今回の旅で偶然昔の同僚と出会った。東京から移り住み、東平安名崎の近くでカフェとゲストハウスを経営しているのだと言う。彼にそのようなセンスがあるのにも驚いたが、さとうきび畑のど真ん中にポツンと立つそのカフェにも驚いた。辺り一面が海、さとうきび畑の海に囲まれているのだ。さとうきび畑の他には何もないが、安住の地を手に入れた彼をとっても羨ましく感じた。
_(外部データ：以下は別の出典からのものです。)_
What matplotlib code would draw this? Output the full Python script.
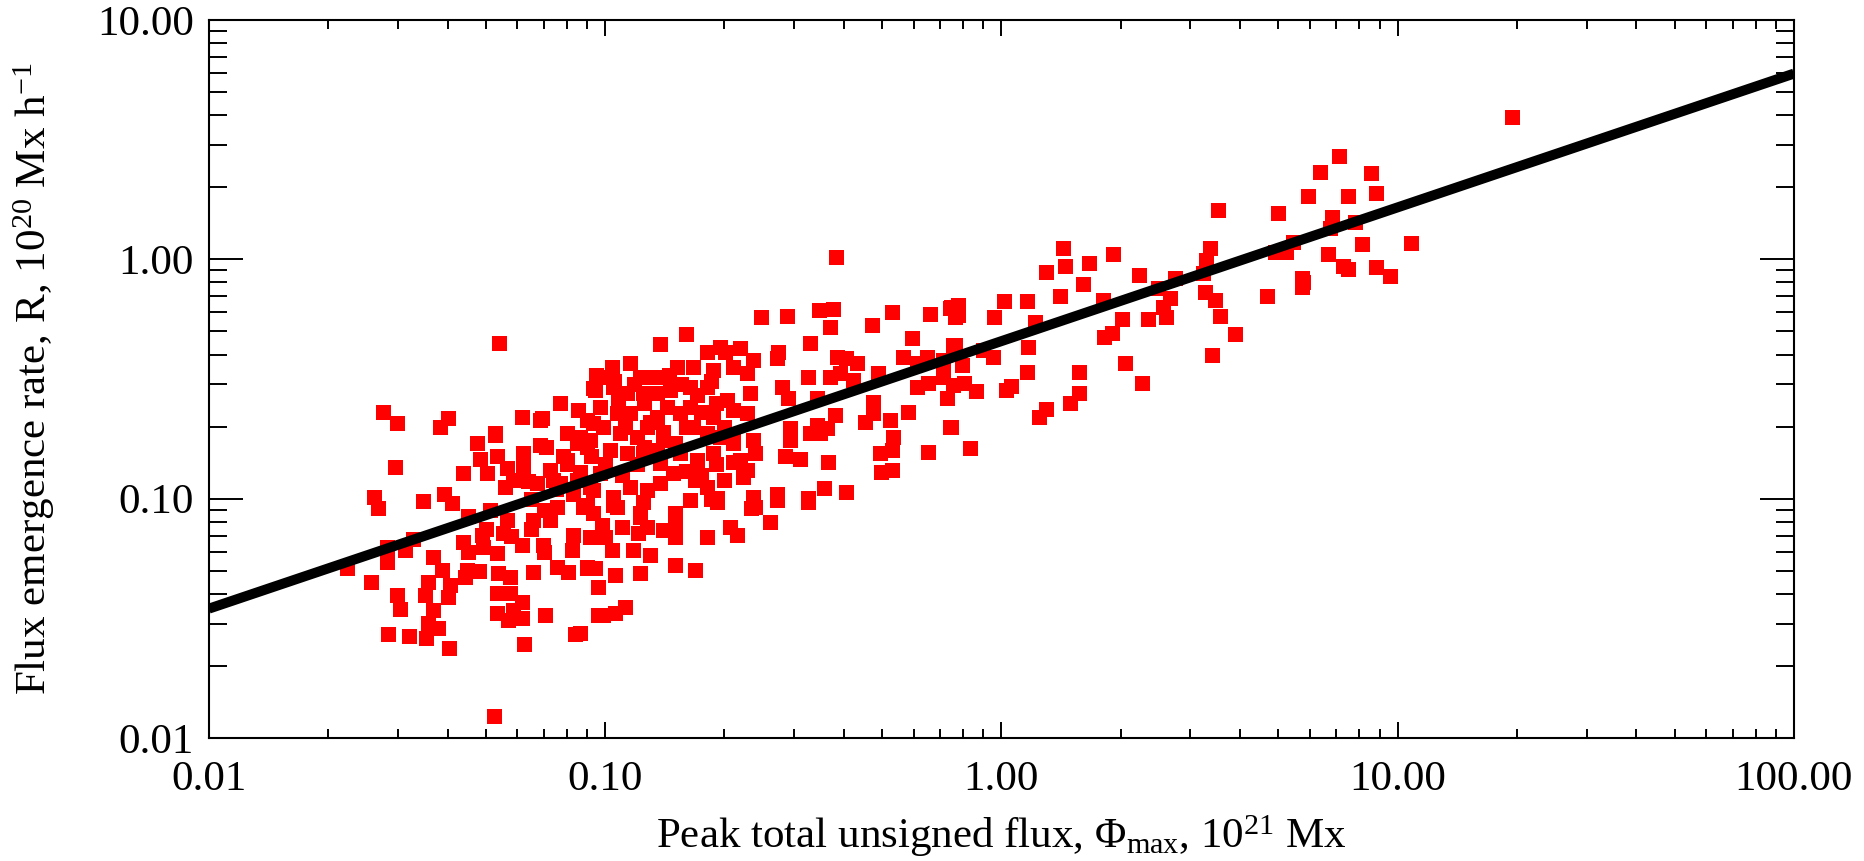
import matplotlib
matplotlib.use("Agg")
import matplotlib.pyplot as plt
from matplotlib.ticker import LogLocator, FixedLocator, FixedFormatter, NullFormatter

plt.rcParams['font.family'] = ['Liberation Serif', 'DejaVu Serif']
plt.rcParams['mathtext.fontset'] = 'custom'
plt.rcParams['mathtext.rm'] = 'Liberation Serif'
plt.rcParams['mathtext.it'] = 'Liberation Serif:italic'

# Peak total unsigned flux (10^21 Mx)
flux = [
    0.0275, 0.0299, 0.0383, 0.0402, 0.0295, 0.0437, 0.0261, 0.0267, 0.0347, 0.0392,
    0.0410, 0.0327, 0.0312, 0.0281, 0.0281, 0.0223, 0.0257, 0.0299, 0.0303, 0.0368,
    0.0387, 0.0358, 0.0351, 0.0406, 0.0402, 0.0368, 0.0358, 0.0379, 0.0354, 0.0283,
    0.0320, 0.0403, 0.0437, 0.0447, 0.0443, 0.0488, 0.0492, 0.0512, 0.0532, 0.0537,
    0.0575, 0.0532, 0.0575, 0.0615, 0.0532, 0.0569, 0.0615, 0.0586, 0.0624, 0.0704,
    0.0839, 0.0960, 0.0524, 0.0615, 0.0658, 0.0698, 0.0754, 0.0807, 0.0823, 0.0830,
    0.0898, 0.0915, 0.0960, 0.0658, 0.0725, 0.0754, 0.0564, 0.0553, 0.0474, 0.0527,
    0.0502, 0.0483, 0.0532, 0.0564, 0.0558, 0.0615, 0.0691, 0.0769, 0.0621, 0.0639,
    0.0684, 0.0725, 0.0799, 0.0855, 0.0933, 0.0799, 0.0863, 0.0830, 0.0880, 0.0933,
    0.0933, 0.0739, 0.0898,
    0.0540, 0.0711, 0.0671, 0.0586, 0.0769, 0.0621, 0.0783, 0.0684, 0.0527, 0.0863,
    0.382, 0.248, 0.288, 0.347, 0.376, 0.369, 0.470, 0.528, 0.660, 0.748,
    0.763, 0.160, 0.1374, 0.593, 0.755, 0.3285, 0.273, 0.2707, 0.3837, 0.4064,
    0.431, 0.565, 0.647, 0.611, 0.4886, 0.713, 0.611, 0.653, 0.727, 0.755,
    0.325, 0.369, 0.391, 0.4225, 0.2787, 0.2897, 0.3415, 0.4746, 0.4746, 0.582,
    0.523, 0.452, 0.380, 0.741, 0.2925, 0.3415, 0.362, 0.533, 0.2925, 0.3285,
    0.348, 0.4935, 0.528, 0.653, 0.284, 0.310, 0.365, 0.498, 0.528, 0.2707,
    0.325, 0.357, 0.405, 0.236, 0.2386, 0.236, 0.2386, 0.2104, 0.2229, 0.2275,
    0.2005, 0.2188, 0.236, 0.1803, 0.1948, 0.1873, 0.2104, 0.2275, 0.2318, 0.2275,
    0.2104, 0.2025, 0.1873, 0.1803, 0.1636, 0.1668, 0.1514, 0.1335, 0.1348, 0.1456,
    0.1429, 0.1543, 0.1636, 0.1668, 0.1803, 0.1948, 0.1873, 0.170, 0.1543, 0.140,
    0.1272, 0.1348, 0.1247, 0.1223, 0.1154, 0.1038, 0.0989, 0.0942, 0.1048, 0.1132,
    0.0970, 0.1069, 0.1154, 0.0898, 0.0989, 0.1089, 0.120, 0.0915, 0.1028, 0.1132,
    0.1247, 0.1374, 0.1485, 0.1374, 0.1272, 0.1154, 0.1048, 0.0915, 0.0970, 0.1683,
    0.1803, 0.191, 0.1636, 0.150, 0.1223, 0.1069, 0.0933, 0.2104, 0.2188,
    0.0898, 0.1048, 0.1247, 0.191, 0.234, 0.2707, 0.325, 0.098, 0.110, 0.1223,
    0.1272, 0.140, 0.150, 0.150, 0.0915, 0.0998, 0.121, 0.1803, 0.2064, 0.2146,
    0.2604, 0.1038, 0.1177, 0.1297, 0.0898, 0.0942, 0.1058, 0.1223, 0.150, 0.1683,
    0.096, 0.0989, 0.1058, 0.1122, 0.0863,
    5.94, 3.52, 4.99, 1.432, 1.914, 1.445, 1.664, 1.294, 2.226, 1.607,
    3.36, 3.29, 3.23, 2.74, 2.485, 4.90, 5.24, 5.45, 5.72, 5.72,
    4.67, 1.404, 1.157, 1.016, 0.741, 0.778, 0.778, 0.957, 1.80, 2.66,
    3.26, 3.46, 2.56, 2.01, 2.345, 2.60, 3.56, 3.88, 1.214, 1.897,
    1.815, 3.39, 0.763, 0.899, 0.953, 1.168, 0.793, 0.713, 2.05, 1.157,
    1.57, 0.713, 0.804, 0.865, 1.06, 1.026, 2.257, 1.57, 1.488, 0.730,
    1.294, 1.245, 0.744, 0.832,
    19.4, 7.11, 6.36, 8.54, 7.50, 8.81, 6.83, 7.80, 6.74, 8.11,
    10.8, 6.67, 7.28, 7.50, 8.81, 9.55, 5.77,
    0.095, 0.105, 0.118, 0.125, 0.108, 0.112, 0.130, 0.140, 0.125, 0.135,
    0.150, 0.160, 0.175, 0.170, 0.155, 0.145, 0.185, 0.190, 0.200, 0.210,
    0.100, 0.092, 0.085, 0.110, 0.120, 0.160, 0.175, 0.190, 0.200, 0.185,
    0.060, 0.065, 0.070, 0.075, 0.080, 0.085, 0.045, 0.050, 0.058, 0.065,
    0.070, 0.045, 0.048,
]

# Flux emergence rate (10^20 Mx/h)
rate = [
    0.231, 0.207, 0.200, 0.217, 0.135, 0.128, 0.102, 0.0916, 0.0980, 0.1045,
    0.0955, 0.0676, 0.0610, 0.0630, 0.0545, 0.0514, 0.0450, 0.0396, 0.0347, 0.0572,
    0.0503, 0.0450, 0.0396, 0.0436, 0.0389, 0.0342, 0.0301, 0.0287, 0.0261, 0.0272,
    0.0267, 0.0237, 0.0661, 0.0503, 0.0472, 0.0705, 0.0630, 0.0896, 0.0591, 0.0488,
    0.0472, 0.0402, 0.0402, 0.0371, 0.0332, 0.0311, 0.0316, 0.0342, 0.0248, 0.0326,
    0.0272, 0.0326, 0.0123, 0.0640, 0.0495, 0.0640, 0.0519, 0.0495, 0.0610, 0.0705,
    0.0511, 0.0693, 0.0428, 0.0814, 0.0814, 0.0925, 0.0814, 0.0716, 0.170, 0.1875,
    0.1276, 0.147, 0.150, 0.134, 0.112, 0.220, 0.217, 0.250, 0.136, 0.118,
    0.1675, 0.132, 0.1875, 0.2345, 0.289, 0.145, 0.1295, 0.105, 0.0925, 0.207,
    0.1086, 0.1197, 0.165,
    0.448, 0.165, 0.116, 0.1197, 0.116, 0.1546, 0.150, 0.213, 0.1845, 0.1814,
    1.025, 0.575, 0.581, 0.614, 0.618, 0.523, 0.531, 0.600, 0.589, 0.634,
    0.575, 0.486, 0.4415, 0.4677, 0.4385, 0.4457, 0.411, 0.3857, 0.392, 0.3857,
    0.3674, 0.392, 0.392, 0.3674, 0.334, 0.3285, 0.2935, 0.303, 0.2625, 0.298,
    0.323, 0.323, 0.334, 0.313, 0.2935, 0.2625, 0.2625, 0.254, 0.227, 0.231,
    0.213, 0.2097, 0.2236, 0.200, 0.1967, 0.203, 0.1967, 0.1814, 0.1758, 0.1875,
    0.1875, 0.1546, 0.1596, 0.157, 0.150, 0.147, 0.1426, 0.1295, 0.132, 0.105,
    0.1003, 0.1104, 0.1069, 0.1758, 0.1546, 0.102, 0.0925, 0.1426, 0.1234, 0.132,
    0.411, 0.4246, 0.3796, 0.411, 0.4313, 0.3446, 0.3557, 0.334, 0.2754, 0.227,
    0.2345, 0.258, 0.220, 0.2935, 0.2935, 0.3557, 0.3557, 0.323, 0.2754, 0.2843,
    0.242, 0.227, 0.242, 0.200, 0.1875, 0.1814, 0.1546, 0.145, 0.1546, 0.1758,
    0.200, 0.220, 0.2754, 0.323, 0.3674, 0.3557, 0.323, 0.2843, 0.2935, 0.2754,
    0.242, 0.227, 0.227, 0.213, 0.200, 0.1875, 0.1814, 0.1758, 0.1596, 0.1546,
    0.1546, 0.1405, 0.1276, 0.116, 0.1086, 0.112, 0.102, 0.112, 0.1276, 0.1197,
    0.112, 0.1003, 0.0987, 0.0868, 0.0868, 0.0925, 0.0868, 0.1814, 0.145,
    0.094, 0.094, 0.0970, 0.097, 0.091, 0.0987, 0.097, 0.0776, 0.0763, 0.084,
    0.0763, 0.0739, 0.0788, 0.0693, 0.0693, 0.0693, 0.0716, 0.0693, 0.0763, 0.0705,
    0.080, 0.0610, 0.0610, 0.0581, 0.0519, 0.0511, 0.048, 0.0488, 0.0528, 0.0503,
    0.0428, 0.0326, 0.0332, 0.0354, 0.0274,
    1.839, 1.607, 1.556, 1.111, 1.052, 0.938, 0.968, 0.888, 0.860, 0.788,
    1.111, 0.993, 0.874, 0.833, 0.757, 1.076, 1.076, 1.184, 0.833, 0.768,
    0.702, 0.702, 0.671, 0.671, 0.624, 0.644, 0.585, 0.575, 0.676, 0.687,
    0.732, 0.676, 0.634, 0.561, 0.561, 0.572, 0.580, 0.488, 0.548, 0.491,
    0.472, 0.398, 0.4385, 0.418, 0.392, 0.4313, 0.3615, 0.3796, 0.3674, 0.339,
    0.339, 0.323, 0.303, 0.2825, 0.2955, 0.2843, 0.305, 0.2754, 0.2518, 0.2625,
    0.236, 0.219, 0.200, 0.162,
    3.94, 2.70, 2.32, 2.30, 1.839, 1.888, 1.498, 1.436, 1.347, 1.155,
    1.173, 1.052, 0.938, 0.908, 0.931, 0.852, 0.806,
    0.330, 0.310, 0.300, 0.250, 0.260, 0.200, 0.210, 0.190, 0.165, 0.160,
    0.170, 0.200, 0.230, 0.270, 0.300, 0.330, 0.310, 0.250, 0.200, 0.170,
    0.140, 0.150, 0.170, 0.125, 0.140, 0.130, 0.125, 0.140, 0.120, 0.100,
    0.120, 0.100, 0.090, 0.110, 0.140, 0.120, 0.085, 0.075, 0.070, 0.075,
    0.060, 0.060, 0.050,
]

# Power-law fit line end points
fit_flux = [0.01, 100.0]
fit_rate = [0.0347, 5.97]

x_ticks = [0.01, 0.1, 1.0, 10.0, 100.0]
x_ticklabels = ["0.01", "0.10", "1.00", "10.00", "100.00"]
y_ticks = [0.01, 0.1, 1.0, 10.0]
y_ticklabels = ["0.01", "0.10", "1.00", "10.00"]

fig = plt.figure(figsize=(18.64, 8.61), dpi=100)
ax = fig.add_axes([0.1121, 0.1429, 0.8503, 0.8339])

ax.plot(flux, rate, linestyle='none', marker='s', markersize=10.8,
        markerfacecolor='#ff0000', markeredgewidth=0, color='#ff0000', zorder=2)
ax.plot(fit_flux, fit_rate, color='black', linewidth=7.2, solid_capstyle='butt', zorder=3)

ax.set_xscale('log')
ax.set_yscale('log')
ax.set_xlim(0.01, 100)
ax.set_ylim(0.01, 10)

ax.xaxis.set_major_locator(FixedLocator(x_ticks))
ax.xaxis.set_major_formatter(FixedFormatter(x_ticklabels))
ax.yaxis.set_major_locator(FixedLocator(y_ticks))
ax.yaxis.set_major_formatter(FixedFormatter(y_ticklabels))
ax.xaxis.set_minor_locator(LogLocator(base=10, subs=range(2, 10), numticks=20))
ax.yaxis.set_minor_locator(LogLocator(base=10, subs=range(2, 10), numticks=20))
ax.xaxis.set_minor_formatter(NullFormatter())
ax.yaxis.set_minor_formatter(NullFormatter())

ax.tick_params(axis='x', which='major', direction='in', length=11.5, width=1.4,
               top=True, bottom=True, labelsize=31, pad=16, colors='black')
ax.tick_params(axis='x', which='minor', direction='in', length=6.5, width=1.4,
               top=True, bottom=True)
ax.tick_params(axis='y', which='major', direction='in', length=24.5, width=1.4,
               left=True, right=True, labelsize=31, pad=11, colors='black')
ax.tick_params(axis='y', which='minor', direction='in', length=13, width=1.4,
               left=True, right=True)
for sp in ax.spines.values():
    sp.set_linewidth(1.5)

ax.set_xlabel(r'Peak total unsigned flux, $\Phi_{\mathrm{max}}$, 10$^{21}$ Mx', fontsize=31)
ax.set_ylabel(r'Flux emergence rate, R, 10$^{20}$ Mx h$^{-1}$', fontsize=31)
ax.xaxis.set_label_coords(0.5, -0.105)
ax.yaxis.set_label_coords(-0.096, 0.5)

fig.savefig('out.png', dpi=100)
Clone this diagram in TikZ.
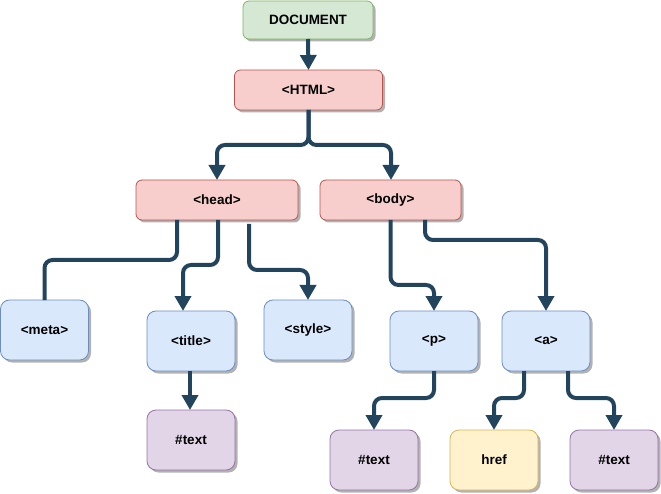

夜は島内随一の盛り場、西里を徘徊する。盛り場といっても多くが観光客のための店で、あまり地元の人間を見ることがなかった。選んだ店が悪かったのであろうが、意外に広い宮古では、わざわざ飲むのに繁華街に集うこともないのかも知れない。幸い、というべきか、オトーリを目の当たりにすることもなかった。
今回は天候にあまり恵まれず、海に潜る機会はなかったが、その分車で縦横無尽に島内を巡る時間があった。一番気に入った場所が、西平安名崎や池間島に向かう地峡の緑の美しさだった。感覚的な印象だが、畑にとても力強さがあったのだ。
旅を後で思い返してみて、いつも強烈に印象に残っているのは、夏の夕暮れ時であることが多い。名刹や風景の印象ではなく、"空気"の気配の記憶なのだ。この場所に出会ったのは夕暮れではなかったが、久しく味わっていなかったその感覚を呼び覚ました気がする。
現在宮古島と伊良部島とを結ぶ伊良部大橋が建設されている。その全長は3500mを超えるらしい。多くの金銭が飛び交い、多くの自然を破壊すると思うが、その自然破壊を最小限に食い止めるために、最大限の投資を施して欲しい。伊良部大橋が美しい橋になるか否かは、島の自然を願う人々の心に左右されることになるはずだ。